The line stuck with me. Of course language and representation cannot capture what the Elim team experienced it. Of course the play can’t be a neat little well-told tale of heroism with a tidy comfortable moral at the end. So instead, I have tried to write a broken play, a play in which language, at times, strains at the edges of my capacity to use it; a play that deploys many voices – straight narration, dialogue, poetry, dream, knowing that no single voice can do justice to the story, but a fractured telling might provoke an audience into greater engagement, into seeking their own answers in the gaps left by the telling.

If there is hope and redemption in the play, and I believe that there is, then I wanted it to be hard-won and for the audience to have to seek it for themselves.

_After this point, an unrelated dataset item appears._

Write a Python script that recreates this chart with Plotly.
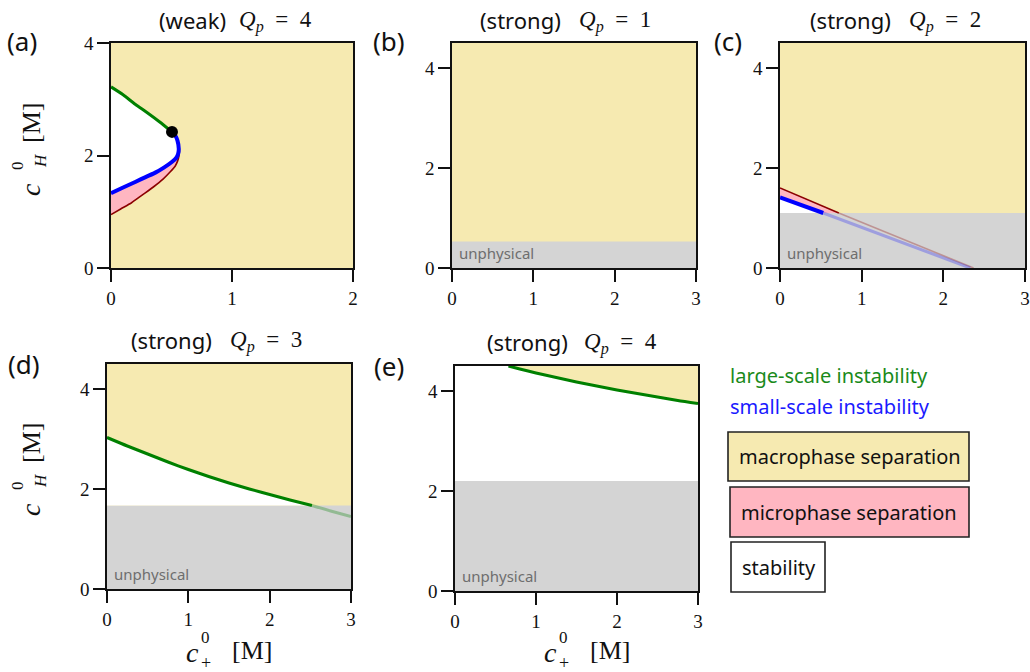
import plotly.graph_objects as go

W, H = 1030, 672

# ---------------- data ----------------
# (a) weak, Qp = 4
a_green_x = [0.00, 0.10, 0.20, 0.30, 0.40, 0.504]
a_green_y = [3.22, 3.08, 2.91, 2.76, 2.60, 2.42]
a_blue_x = [0.504, 0.530, 0.550, 0.560, 0.555, 0.540, 0.500, 0.440, 0.370, 0.290, 0.200, 0.100, 0.000]
a_blue_y = [2.42, 2.36, 2.26, 2.12, 2.03, 1.96, 1.88, 1.79, 1.70, 1.62, 1.53, 1.43, 1.33]
a_red_x = [0.504, 0.535, 0.555, 0.565, 0.562, 0.550, 0.530, 0.490, 0.430, 0.350, 0.260, 0.170, 0.080, 0.000]
a_red_y = [2.42, 2.36, 2.25, 2.10, 2.00, 1.90, 1.81, 1.71, 1.58, 1.44, 1.30, 1.16, 1.05, 0.95]
a_point = (0.504, 2.42)

# (b) strong, Qp = 1
b_unphys = 0.53

# (c) strong, Qp = 2
c_unphys = 1.10
c_red_x = [0.00, 0.72, 2.37]
c_red_y = [1.60, 1.10, 0.00]
c_blue_x = [0.00, 0.53, 2.33]
c_blue_y = [1.41, 1.10, 0.00]

# (d) strong, Qp = 3
d_unphys = 1.67
d_green_x = [0.0, 0.25, 0.5, 0.75, 1.0, 1.25, 1.5, 1.75, 2.0, 2.25, 2.52, 2.75, 3.0]
d_green_y = [3.03, 2.86, 2.70, 2.54, 2.39, 2.25, 2.12, 2.00, 1.89, 1.78, 1.67, 1.56, 1.45]

# (e) strong, Qp = 4
e_unphys = 2.20
e_green_x = [0.66, 0.80, 1.00, 1.25, 1.50, 1.75, 2.00, 2.25, 2.50, 2.75, 3.00]
e_green_y = [4.50, 4.44, 4.36, 4.27, 4.18, 4.10, 4.02, 3.95, 3.88, 3.81, 3.75]

titles = ["(weak)", "(strong)", "(strong)", "(strong)", "(strong)"]
qp_values = [4, 1, 2, 3, 4]
panel_letters = ["(a)", "(b)", "(c)", "(d)", "(e)"]
legend_lines = ["large-scale instability", "small-scale instability"]
legend_boxes = ["macrophase separation", "microphase separation", "stability"]

# ---------------- style ----------------
YELLOW = "#F6EAB1"
PINK = "#FFB6C1"
GREY = "#D4D4D4"
GREEN = "#008000"
BLUE = "#0000FF"
DARKRED = "#8B0000"
SANS = "Noto Sans"
SERIF = "Liberation Serif"

def fx(p):
    return p / W

def fy(p):
    return 1 - p / H

# panel pixel boxes: (left, right, top, bottom)
boxes = [
    (111, 353, 43, 268),
    (452, 696, 43, 268),
    (780, 1025, 43, 268),
    (107, 351, 364, 589),
    (455, 698, 366, 591),
]
xranges = [[0, 2], [0, 3], [0, 3], [0, 3], [0, 3]]
yranges = [[0, 4], [0, 4.5], [0, 4.5], [0, 4.5], [0, 4.5]]
xticks = [[0, 1, 2], [0, 1, 2, 3], [0, 1, 2, 3], [0, 1, 2, 3], [0, 1, 2, 3]]
bgs = [YELLOW, YELLOW, YELLOW, YELLOW, "white"]

fig = go.Figure()

def ax(i):
    return ("x" if i == 0 else f"x{i+1}"), ("y" if i == 0 else f"y{i+1}")

def poly(i, xs, ys, color):
    xa, ya = ax(i)
    fig.add_trace(go.Scatter(x=xs, y=ys, fill="toself", fillcolor=color, mode="lines",
                             line=dict(width=0, color=color), xaxis=xa, yaxis=ya,
                             hoverinfo="skip", showlegend=False))

def line(i, xs, ys, color, width, opacity=1.0):
    xa, ya = ax(i)
    fig.add_trace(go.Scatter(x=xs, y=ys, mode="lines", line=dict(color=color, width=width, shape="spline", smoothing=0.6),
                             opacity=opacity, xaxis=xa, yaxis=ya, hoverinfo="skip",
                             showlegend=False))

# (a)
poly(0, a_green_x + a_blue_x, a_green_y + a_blue_y, "white")
poly(0, a_blue_x + a_red_x[::-1], a_blue_y + a_red_y[::-1], PINK)
line(0, a_red_x, a_red_y, DARKRED, 1.6)
line(0, a_blue_x, a_blue_y, BLUE, 4)
line(0, a_green_x, a_green_y, GREEN, 3)
fig.add_trace(go.Scatter(x=[a_point[0]], y=[a_point[1]], mode="markers",
                         marker=dict(color="black", size=12), xaxis="x", yaxis="y",
                         hoverinfo="skip", showlegend=False))

# (b)
poly(1, [0, 3, 3, 0], [0, 0, b_unphys, b_unphys], GREY)

# (c)
poly(2, [0, 3, 3, 0], [0, 0, c_unphys, c_unphys], GREY)
poly(2, c_red_x[:2] + c_blue_x[1::-1], c_red_y[:2] + c_blue_y[1::-1], PINK)
poly(2, c_blue_x[:2] + [0], c_blue_y[:2] + [c_unphys], "white")
line(2, c_red_x[1:], c_red_y[1:], DARKRED, 1.6, 0.3)
line(2, c_blue_x[1:], c_blue_y[1:], BLUE, 3, 0.25)
line(2, c_red_x[:2], c_red_y[:2], DARKRED, 1.6)
line(2, c_blue_x[:2], c_blue_y[:2], BLUE, 4)

# (d)
nd = d_green_y.index(d_unphys) + 1
poly(3, [0, 3, 3, 0], [0, 0, d_unphys, d_unphys], GREY)
poly(3, d_green_x[:nd] + [0], d_green_y[:nd] + [d_unphys], "white")
line(3, d_green_x[nd - 1:], d_green_y[nd - 1:], GREEN, 3, 0.3)
line(3, d_green_x[:nd], d_green_y[:nd], GREEN, 3)

# (e)
poly(4, e_green_x + [3], e_green_y + [4.5], YELLOW)
poly(4, [0, 3, 3, 0], [0, 0, e_unphys, e_unphys], GREY)
line(4, e_green_x, e_green_y, GREEN, 3)

# ---------------- axes ----------------
layout = dict(width=W, height=H, margin=dict(l=0, r=0, t=0, b=0, autoexpand=False),
              paper_bgcolor="white", plot_bgcolor="white", showlegend=False)
shapes = []
for i, (l, r, t, b) in enumerate(boxes):
    xk = "xaxis" if i == 0 else f"xaxis{i+1}"
    yk = "yaxis" if i == 0 else f"yaxis{i+1}"
    xa, ya = ax(i)
    common = dict(showline=True, mirror=True, linecolor="#111", linewidth=1.6,
                  ticks="outside", ticklen=12, tickwidth=1.6, tickcolor="#111",
                  showgrid=False, zeroline=False, fixedrange=True, automargin=False,
                  tickfont=dict(family=SERIF, size=19, color="#111"))
    layout[xk] = dict(domain=[fx(l), fx(r)], range=xranges[i], anchor=ya,
                      tickvals=xticks[i], **common)
    layout[yk] = dict(domain=[fy(b), fy(t)], range=yranges[i], anchor=xa,
                      tickvals=[0, 2, 4], **common)
    shapes.append(dict(type="rect", xref=f"{xa} domain", yref=f"{ya} domain",
                       x0=0, x1=1, y0=0, y1=1, fillcolor=bgs[i],
                       line=dict(width=0), layer="below"))
fig.update_layout(**layout)

ann = []
# titles: (word right edge px, math left edge px, centre y px)
title_pos = [(228, 237, 20), (563, 577, 20), (893, 907, 20), (214, 228, 340), (570, 582, 342)]
for i, (wr, ml, ty) in enumerate(title_pos):
    ann.append(dict(x=fx(wr), y=fy(ty), xref="paper", yref="paper", text=titles[i],
                    showarrow=False, xanchor="right", yanchor="middle",
                    font=dict(family=SANS, size=22, color="#111")))
    ann.append(dict(x=fx(ml), y=fy(ty + 1), xref="paper", yref="paper",
                    text=f"<i>Q</i><sub><i>p</i></sub>\u2002=\u2002{qp_values[i]}",
                    showarrow=False, xanchor="left", yanchor="middle",
                    font=dict(family=SERIF, size=23, color="#111")))
# panel letters
letter_pos = [(22, 41), (389, 41), (728, 41), (24, 364), (389, 366)]
for s, (px, py) in zip(panel_letters, letter_pos):
    ann.append(dict(x=fx(px), y=fy(py), xref="paper", yref="paper", text=s, showarrow=False,
                    xanchor="center", yanchor="middle", font=dict(family=SANS, size=26, color="#111")))

# unphysical labels
for i in [1, 2, 3, 4]:
    xa, ya = ax(i)
    ann.append(dict(x=0.022, y=0.015, xref=f"{xa} domain", yref=f"{ya} domain", text="unphysical",
                    showarrow=False, xanchor="left", yanchor="bottom",
                    font=dict(family=SANS, size=15, color="#6e6e6e")))

# y labels (rotated, stacked sub/sup built from pieces)
def ylabel(dy):
    parts = [("<i>c</i>", 30, 190, 28), ("0", 17, 166, 17), ("<i>H</i>", 40, 161, 17), ("[M]", 31, 123, 26)]
    for txt, px, py, sz in parts:
        ann.append(dict(x=fx(px), y=fy(py + dy), xref="paper", yref="paper", text=txt, textangle=-90,
                        showarrow=False, xanchor="center", yanchor="middle",
                        font=dict(family=SERIF, size=sz, color="#111")))
ylabel(0)
ylabel(320)

def xlabel(dx):
    parts = [("<i>c</i>", 192, 652, 28), ("0", 205, 637, 17), ("+", 206, 663, 18), ("[M]", 252, 650, 26)]
    for txt, px, py, sz in parts:
        ann.append(dict(x=fx(px + dx), y=fy(py), xref="paper", yref="paper", text=txt,
                        showarrow=False, xanchor="center", yanchor="middle",
                        font=dict(family=SERIF, size=sz, color="#111")))
xlabel(0)
xlabel(358)

# legend texts
ann.append(dict(x=fx(728), y=fy(375), xref="paper", yref="paper", text=legend_lines[0], showarrow=False,
                xanchor="left", yanchor="middle", font=dict(family=SANS, size=20, color="#1a8a1a")))
ann.append(dict(x=fx(728), y=fy(406), xref="paper", yref="paper", text=legend_lines[1], showarrow=False,
                xanchor="left", yanchor="middle", font=dict(family=SANS, size=20, color="#1a1aff")))
box_px = [(728, 969, 432, 481, YELLOW), (730, 969, 487, 537, PINK), (731, 825, 542, 592, "white")]
for s, (l, r, t, b, c) in zip(legend_boxes, box_px):
    shapes.append(dict(type="rect", xref="paper", yref="paper", x0=fx(l), x1=fx(r), y0=fy(b), y1=fy(t),
                       fillcolor=c, line=dict(color="#222", width=1.6)))
    ann.append(dict(x=fx(l + 9), y=fy((t + b) / 2), xref="paper", yref="paper", text=s, showarrow=False,
                    xanchor="left", yanchor="middle", font=dict(family=SANS, size=20, color="#111")))
fig.update_layout(shapes=shapes, annotations=ann)

fig.write_html("out.html", config={"displayModeBar": False},
               post_script="document.body.style.margin='0';document.body.style.overflow='hidden';")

The working title for the play is: And you shall answer me. The line is taken from the book of Job. It comes after Job and his friends have exhausted their questions and arguments and Job stands before a God who speaks out of the storm demanding His own answers. The point is, although, like Job, I may think that the events of 1978 ask difficult questions of God the deeper you go into the story the more you get the troubling sense that the burden of explanation is mine. It is the God who was known by the Evans family, by the McCann family, by the Lynn family, by Catherine Picken, Mary Fisher and Wendy Hamilton-White, it is this God who would demand answers of me.

Because the missionaries had every opportunity to leave Rhodesia. Time and again they assessed the risks and chose to stay and they did so because they knew the God whom they served and they believed that Christ was worth risking everything for.

There were survivors from the Elim team: people who, if anyone had the right to blame God, could surely have done so. But they did not. They carried on their work in dangerous and difficult contexts because they felt, like the Apostle Paul, that to live is Christ and to die is gain.

And that asks some troubling questions.

Do I know this Jesus so well?

Do I love Him so dearly?

I hope the play tells the story well and pays honour to those who died for Christ and I hope it asks difficult questions of its audience. That’s not much of a sales-pitch is it? But it’s all I’ve got.